As escolhas dos atores foram normais, mas há de se salientar a boa escolha de Milo Ventimiglia para interpretar o filho de Rocky. Ninguém melhor se encaixaria no papel. Já conhecendo Milo do seriado "Heroes", onde ele vive o protagonista Peter Petrelli, vibrei quando o vi no elenco e mais ainda quando o vi atuando. É um ator da nova geração e que tem, pasmem, muitos dos trejeitos faciais do Stallone. Pense: o que mais chama atenção na face do ator? Isso mesmo, a boca torta. Pois isso, Milo Ventimiglia tem, naturalmente, já que no seriado "Heroes" essa mesma boca muito torta está lá.

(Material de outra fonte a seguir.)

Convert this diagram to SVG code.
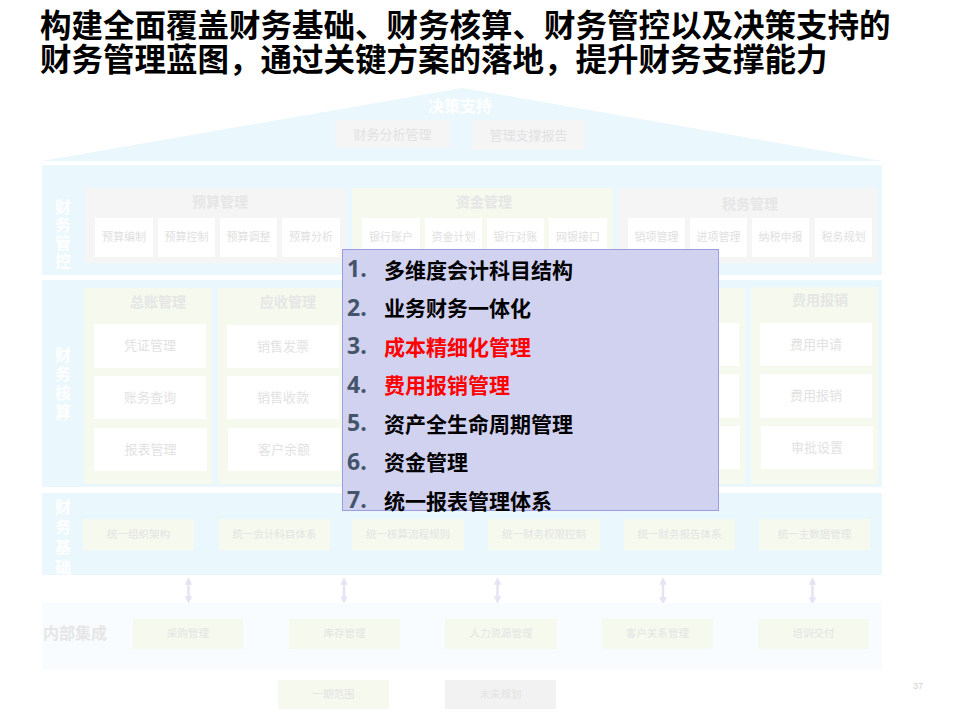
<svg xmlns="http://www.w3.org/2000/svg" width="960" height="720" viewBox="0 0 960 720">
<defs>
<style>
.cjk{font-family:"Noto Sans CJK SC","Noto Sans",sans-serif}
.title{font-size:31.5px;font-weight:700;fill:#000}
.panel{fill:#EAF7FD}
.gg{fill:#F5F5F5}
.gn{fill:#F5F9EE}
.wh{fill:#FFFFFF}
.vl{font-size:16px;font-weight:700;fill:#FFFFFF;text-anchor:middle}
.gt{font-size:14px;font-weight:700;fill:#E6E6E6;text-anchor:middle}
.it{font-size:11px;fill:#E0E0E0;text-anchor:middle}
.it2{font-size:13px;fill:#E2E2E2;text-anchor:middle}
.it3{font-size:10.5px;fill:#E4E4E4;text-anchor:middle}
.num{font-family:"Open Sans","Noto Sans",sans-serif;font-size:23px;font-weight:700;fill:#44546A}
.ov{font-size:21px;font-weight:700;fill:#000}
.red{fill:#FF0000}
.arr{stroke:#E4E4F4;stroke-width:2.5;fill:none;marker-start:url(#ah);marker-end:url(#ah)}
</style>
<marker id="ah" viewBox="0 0 10 10" refX="5" refY="5" markerWidth="3" markerHeight="3" orient="auto-start-reverse">
<path d="M0,0 L10,5 L0,10 Z" fill="#E4E4F4"/>
</marker>
</defs>
<rect width="960" height="720" fill="#FFFFFF"/>

<g id="title" class="cjk title">
<text x="40" y="37">构建全面覆盖财务基础、财务核算、财务管控以及决策支持的</text>
<text x="40" y="71">财务管理蓝图，通过关键方案的落地，提升财务支撑能力</text>
</g>

<g id="decision" class="cjk">
<polygon class="panel" points="42,161 462,88 882,161"/>
<text x="460" y="112" style="font-size:16px;font-weight:700;fill:#fff;text-anchor:middle">决策支持</text>
<rect class="gg" x="335" y="120" width="115" height="28"/>
<text class="it2" x="392.5" y="139">财务分析管理</text>
<rect class="gg" x="472" y="120" width="113" height="30"/>
<text class="it2" x="528.5" y="140">管理支撑报告</text>
</g>

<g id="control" class="cjk">
<rect class="panel" x="42" y="165" width="840" height="110"/>
<text class="vl" x="63" y="213">财</text>
<text class="vl" x="63" y="231">务</text>
<text class="vl" x="63" y="249">管</text>
<text class="vl" x="63" y="267">控</text>
<rect class="gg" x="85" y="188" width="261" height="75"/>
<text class="gt" x="220" y="207">预算管理</text>
<rect class="wh" x="95" y="218" width="58" height="39"/><text class="it" x="124" y="241">预算编制</text>
<rect class="wh" x="158" y="218" width="57" height="39"/><text class="it" x="186.5" y="241">预算控制</text>
<rect class="wh" x="220" y="218" width="57" height="39"/><text class="it" x="248.5" y="241">预算调整</text>
<rect class="wh" x="282" y="218" width="58" height="39"/><text class="it" x="311" y="241">预算分析</text>
<rect class="gn" x="352" y="188" width="261" height="75"/>
<text class="gt" x="484" y="207">资金管理</text>
<rect class="wh" x="362" y="218" width="58" height="39"/><text class="it" x="391" y="241">银行账户</text>
<rect class="wh" x="425" y="218" width="57" height="39"/><text class="it" x="453.5" y="241">资金计划</text>
<rect class="wh" x="487" y="218" width="57" height="39"/><text class="it" x="515.5" y="241">银行对账</text>
<rect class="wh" x="549" y="218" width="58" height="39"/><text class="it" x="578" y="241">网银接口</text>
<rect class="gg" x="618" y="188" width="259" height="75"/>
<text class="gt" x="750" y="209">税务管理</text>
<rect class="wh" x="628" y="218" width="57" height="39"/><text class="it" x="656.5" y="241">销项管理</text>
<rect class="wh" x="690" y="218" width="57" height="39"/><text class="it" x="718.5" y="241">进项管理</text>
<rect class="wh" x="752" y="218" width="57" height="39"/><text class="it" x="780.5" y="241">纳税申报</text>
<rect class="wh" x="815" y="218" width="57" height="39"/><text class="it" x="843.5" y="241">税务规划</text>
</g>

<g id="accounting" class="cjk">
<rect class="panel" x="42" y="280" width="840" height="207"/>
<text class="vl" x="63" y="361">财</text>
<text class="vl" x="63" y="380">务</text>
<text class="vl" x="63" y="399">核</text>
<text class="vl" x="63" y="418">算</text>
<rect class="gn" x="84" y="288" width="128" height="196"/>
<text class="gt" x="158" y="307">总账管理</text>
<rect class="wh" x="94" y="324" width="112" height="44"/><text class="it2" x="150" y="350">凭证管理</text>
<rect class="wh" x="94" y="376" width="112" height="43"/><text class="it2" x="150" y="402">账务查询</text>
<rect class="wh" x="94" y="428" width="113" height="43"/><text class="it2" x="150.5" y="454">报表管理</text>
<rect class="gn" x="218" y="288" width="128" height="196"/>
<text class="gt" x="288" y="307">应收管理</text>
<rect class="wh" x="227" y="325" width="112" height="43"/><text class="it2" x="283" y="351">销售发票</text>
<rect class="wh" x="227" y="376" width="112" height="43"/><text class="it2" x="283" y="402">销售收款</text>
<rect class="wh" x="228" y="428" width="112" height="43"/><text class="it2" x="284" y="454">客户余额</text>
<rect class="gn" x="351" y="288" width="128" height="196"/>
<rect class="wh" x="361" y="324" width="112" height="44"/>
<rect class="wh" x="361" y="376" width="112" height="43"/>
<rect class="wh" x="361" y="428" width="112" height="43"/>
<rect class="gn" x="485" y="288" width="128" height="196"/>
<rect class="wh" x="494" y="324" width="112" height="44"/>
<rect class="wh" x="494" y="376" width="112" height="43"/>
<rect class="wh" x="494" y="428" width="112" height="43"/>
<rect class="gn" x="618" y="288" width="127" height="196"/>
<rect class="wh" x="627" y="323" width="112" height="43"/>
<rect class="wh" x="627" y="374" width="112" height="44"/>
<rect class="wh" x="628" y="426" width="112" height="43"/>
<rect class="gn" x="751" y="287" width="127" height="197"/>
<text class="gt" x="820" y="305">费用报销</text>
<rect class="wh" x="760" y="323" width="112" height="43"/><text class="it2" x="816" y="349">费用申请</text>
<rect class="wh" x="760" y="374" width="112" height="44"/><text class="it2" x="816" y="400">费用报销</text>
<rect class="wh" x="761" y="426" width="112" height="43"/><text class="it2" x="817" y="452">审批设置</text>
</g>

<g id="foundation" class="cjk">
<rect class="panel" x="42" y="493" width="840" height="82"/>
<text class="vl" x="63" y="513">财</text>
<text class="vl" x="63" y="533">务</text>
<text class="vl" x="63" y="553">基</text>
<text class="vl" x="63" y="573">础</text>
<rect class="gn" x="83" y="519" width="111" height="31"/><text class="it3" x="138.5" y="538">统一组织架构</text>
<rect class="gn" x="219" y="519" width="111" height="31"/><text class="it3" x="274.5" y="538">统一会计科目体系</text>
<rect class="gn" x="352" y="519" width="112" height="31"/><text class="it3" x="408" y="538">统一核算流程规则</text>
<rect class="gn" x="488" y="519" width="112" height="31"/><text class="it3" x="544" y="538">统一财务权限控制</text>
<rect class="gn" x="624" y="519" width="111" height="31"/><text class="it3" x="679.5" y="538">统一财务报告体系</text>
<rect class="gn" x="759" y="519" width="111" height="31"/><text class="it3" x="814.5" y="538">统一主数据管理</text>
</g>

<g id="connectors">
<line class="arr" x1="188.5" y1="581" x2="188.5" y2="600"/>
<line class="arr" x1="344" y1="581" x2="344" y2="600"/>
<line class="arr" x1="497.5" y1="581" x2="497.5" y2="600"/>
<line class="arr" x1="663" y1="581" x2="663" y2="601"/>
<line class="arr" x1="812.5" y1="581" x2="812.5" y2="601"/>
</g>

<g id="integration" class="cjk">
<rect x="42" y="603" width="840" height="67" fill="#F8FCFE"/>
<text x="43" y="639" style="font-size:16px;font-weight:700;fill:#E6E6E6">内部集成</text>
<rect class="gn" x="133" y="619" width="110" height="30"/><text class="it3" x="188" y="637">采购管理</text>
<rect class="gn" x="289" y="619" width="111" height="30"/><text class="it3" x="344.5" y="637">库存管理</text>
<rect class="gn" x="445" y="619" width="112" height="30"/><text class="it3" x="501" y="637">人力资源管理</text>
<rect class="gn" x="602" y="619" width="111" height="30"/><text class="it3" x="657.5" y="637">客户关系管理</text>
<rect class="gn" x="758" y="619" width="111" height="30"/><text class="it3" x="813.5" y="637">培训交付</text>
</g>

<g id="legend" class="cjk">
<rect class="gn" x="278" y="680" width="111" height="29"/><text class="it3" x="333.5" y="698">一期范围</text>
<rect x="445" y="680" width="111" height="29" fill="#F2F2F2"/><text class="it3" x="500.5" y="698">未来规划</text>
</g>

<text id="page" x="913" y="689" style="font-family:'Liberation Sans',sans-serif;font-size:9px;fill:#D0D0D0">37</text>

<g id="overlay" class="cjk">
<rect x="342.5" y="249.5" width="376" height="261" fill="#D1D1F0" stroke="#9C9CE0" stroke-width="1"/>
<text class="num" x="347" y="277">1.</text><text class="ov" x="384" y="277.5">多维度会计科目结构</text>
<text class="num" x="347" y="315.5">2.</text><text class="ov" x="384" y="316">业务财务一体化</text>
<text class="num" x="347" y="354">3.</text><text class="ov red" x="384" y="354.5">成本精细化管理</text>
<text class="num" x="347" y="392.5">4.</text><text class="ov red" x="384" y="393">费用报销管理</text>
<text class="num" x="347" y="431">5.</text><text class="ov" x="384" y="431.5">资产全生命周期管理</text>
<text class="num" x="347" y="469.5">6.</text><text class="ov" x="384" y="470">资金管理</text>
<text class="num" x="347" y="508">7.</text><text class="ov" x="384" y="508.5">统一报表管理体系</text>
</g>
</svg>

O melhor do filme, além de um final fugindo do clichê, é a velha e boa cena do treinamento. Rocky correndo, malhando, trocando socos no ar e, no final, dando a sua última subida às escadas para deixar o melhor da nostalgia dessa franquia no ar. Logo que a cena começa e, com ela, os primeiros acordes da trilha sonora de Bill Conti, os outros filmes vêm à mente. Vêm na cabeça Rocky treinando na neve para lutar contra o soviético Draco, bem como ele socando as carnes no açougue preparando-se para seus intermináveis embates contra, e mais por, Apolo "Doutrinador". Enfim, isso já faz o filme impagável para os fãs que andavam um pouco esquecidos dessas cenas.

Realmente não era preciso ter um sexto filme de "Rocky", mas teve e, salve alguns erros, devemos até nos sentir bem, pois poderia ter sido pior. Tendo em vista que é uma trama bem direcionada para fãs, as propostas do filme foram bem alcançadas e ele conseguiu apagar a imagem ruim deixada por "Rocky V", que, convenhamos, nem vinha afligindo tanto assim a cabeça dos seguidores da série. Esse é um desfecho, por incrível que pareça, com chave de ouro. Que paremos por aqui.